Life's not fair. Apparently, neither is high school girls basketball.
For the second year in a row the Juneau-Douglas High School girls basketball team is stuck in a Southeast Conference hotbox with Ketchikan. Coaches from each team declare the other a top-five squad in the state, but only one can represent the SEC at the state championship tournament when the dust settles.
The Crimson Bears (10-2 overall) have knocked the Lady Kings (11-1 overall) out of state contention each of the past two seasons, and have toppled Ketchikan in the SEC regional tournament in every year since 2001. Add that up, and JDHS is in for a rough couple of games when the Lady Kings host the Bears for a pair of conference openers tonight and Saturday in Ketchikan.
It might sound like a disadvantage to say that Ketchikan's first-year coach Mark Woodward spent the last six years in Mexico and has more experience coaching middle school boys than high school girls. Apparently, though, that's just what the Lady Kings ordered.
"All coaching carries over. Sometimes the girls tease me because I'll throw in a football reference or two at practice, but my philosophy really carries over," Woodward said.
That philosophy, put plainly, is allowing a team's playmakers to make plays. Woodward ran a successful spread offense at Seward before leaving the far north for the far south, and thinks he has the ultimate scrambling quarterback in 5-foot-7 junior guard Laci Effenberger.
"Her ability to create just stands out. She's not truly a one (point guard) or a 2 (shooting guard), she's more like a one-and-a-half," Woodward said. "If we just wanted her to drive and pass she'd lead the state in assists. She has such a scorer's mentality, though, it's neat to see her score 28 on a girl who's (5-foot-11)."
Teams have struggled to contain Effenberger this season as she has amassed an average of 17.6 points per game. Juneau-Douglas might have the answer, however, in their own attacking point guard - sophomore Karli Brakes.
"That matchup with Karli is going to be great," Woodward said. "That alone is worth watching. They're both aggressive, special players and our teams are blessed to have them at the point guard spots."
While Woodward is a first-time participant in this weekend's big SEC rivalry games, he has been a long-time fan of both programs and JDHS coach Lesslie Knight's long history of competitive programs.
"The first thing I asked the girls when I got the job was 'when was the last time you beat Juneau?'" Woodward said. "Then I took them in the gym and showed them the last banner they hung up there. They know how much these games mean and how long it's been."
Both the Bears and the Lady Kings are comprised of mostly juniors and sophomores, with Ketchikan playing the only senior in this weekend's games - sixth man and wing Molly Ortiz. The bulk of the teams have developed their games through grade school and middle school systems that frequently play one another, and now have built a history of high school head-butting. What surprises Woodwardy most, though, is the friendly respect the two teams have for one another.

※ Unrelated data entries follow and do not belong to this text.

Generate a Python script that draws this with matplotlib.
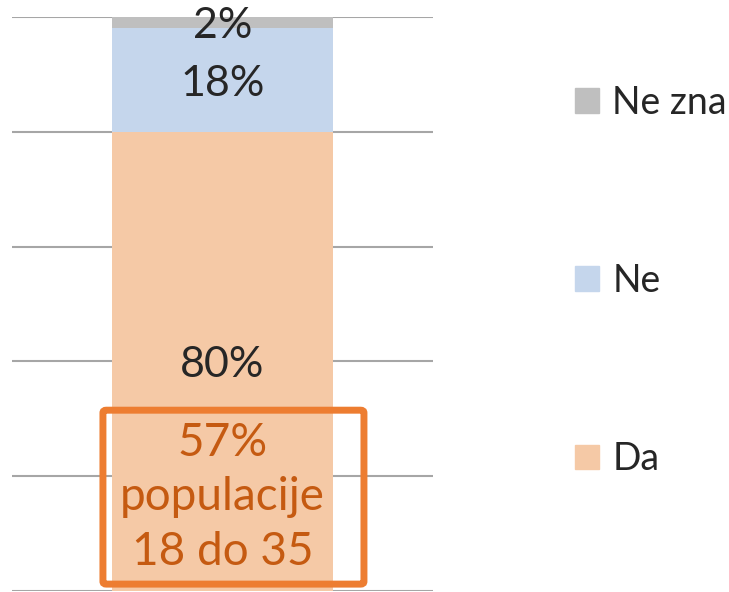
import matplotlib.pyplot as plt
from matplotlib.patches import FancyBboxPatch, Patch

plt.rcParams['font.family'] = ['Lato', 'DejaVu Sans']

# one stacked bar, bottom to top
categories = ['Da', 'Ne', 'Ne zna']
values = [80, 18, 2]
colors = ['#F5C9A6', '#C5D6EC', '#BFBFBF']
labels = ['80%', '18%', '2%']
note = '57%\npopulacije\n18 do 35'

fig = plt.figure(figsize=(7.29, 5.92), dpi=100)
ax = fig.add_axes([12 / 729, 1 / 592, 421 / 729, 574 / 592])

bottom = 0
for cat, val, col, lab in zip(categories, values, colors, labels):
    ax.bar(0, val, width=0.523, bottom=bottom, color=col, label=cat, zorder=2)
    ax.text(0, bottom + val / 2, lab, ha='center', va='center_baseline',
            fontsize=31, color='#262626', zorder=4)
    bottom += val

ax.set_xlim(-0.5, 0.5)
ax.set_ylim(0, 100)
ax.set_yticks(range(0, 101, 20))
ax.yaxis.grid(True, color='#A6A6A6', linewidth=1.5, zorder=1)
ax.set_xticks([])
ax.tick_params(left=False, labelleft=False)
for s in ax.spines.values():
    s.set_visible(False)
ax.set_axisbelow(True)

# highlight box around the youth share
box = FancyBboxPatch((-0.284, 1.2), 0.62, 30.3,
                     boxstyle='round,pad=0,rounding_size=0.008',
                     fill=False, edgecolor='#ED7D31', linewidth=5,
                     zorder=5, clip_on=False, mutation_aspect=60)
ax.add_patch(box)
ax.text(0, 16.3, note, ha='center', va='center', fontsize=33,
        color='#C55A11', linespacing=1.36, zorder=6)

handles = [Patch(color=c) for c in colors][::-1]
fig.legend(handles, categories[::-1], loc='center left',
           bbox_to_anchor=(575 / 729, 311 / 592), frameon=False,
           fontsize=27, labelcolor='#262626', borderpad=0, borderaxespad=0,
           handlelength=0.64, handleheight=0.64, handletextpad=0.35,
           labelspacing=3.79)

fig.savefig('out.png', dpi=100)
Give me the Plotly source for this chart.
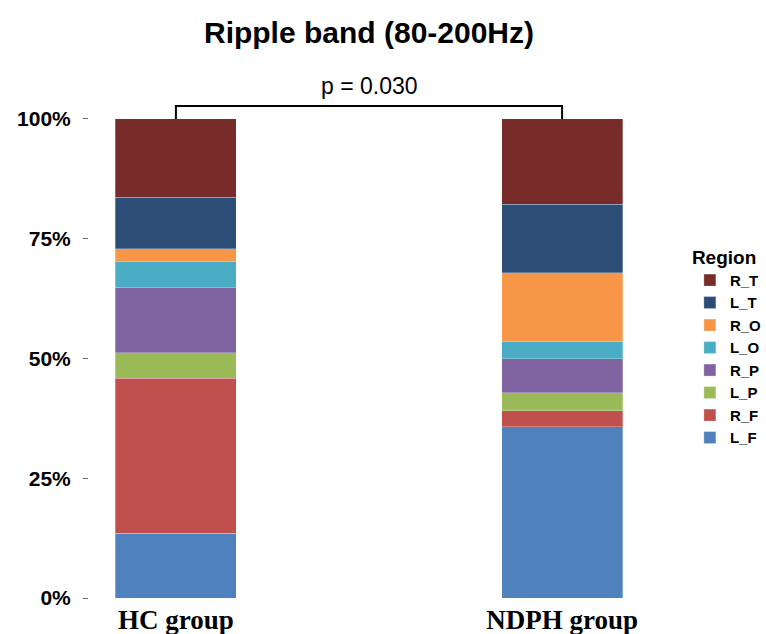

"It really is a cool thing that these girls get to stay with each other and get to know their families and friends. At the end of the game there's always parents coming down from the stands and hugging the other team's players," Woodward said. "I think if you're gonna play against a friend, you're gonna play hard If you're playing against a brother, there's going to be blood. That's Juneau and Ketchikan. It's not regions, but it's gonna fell like it."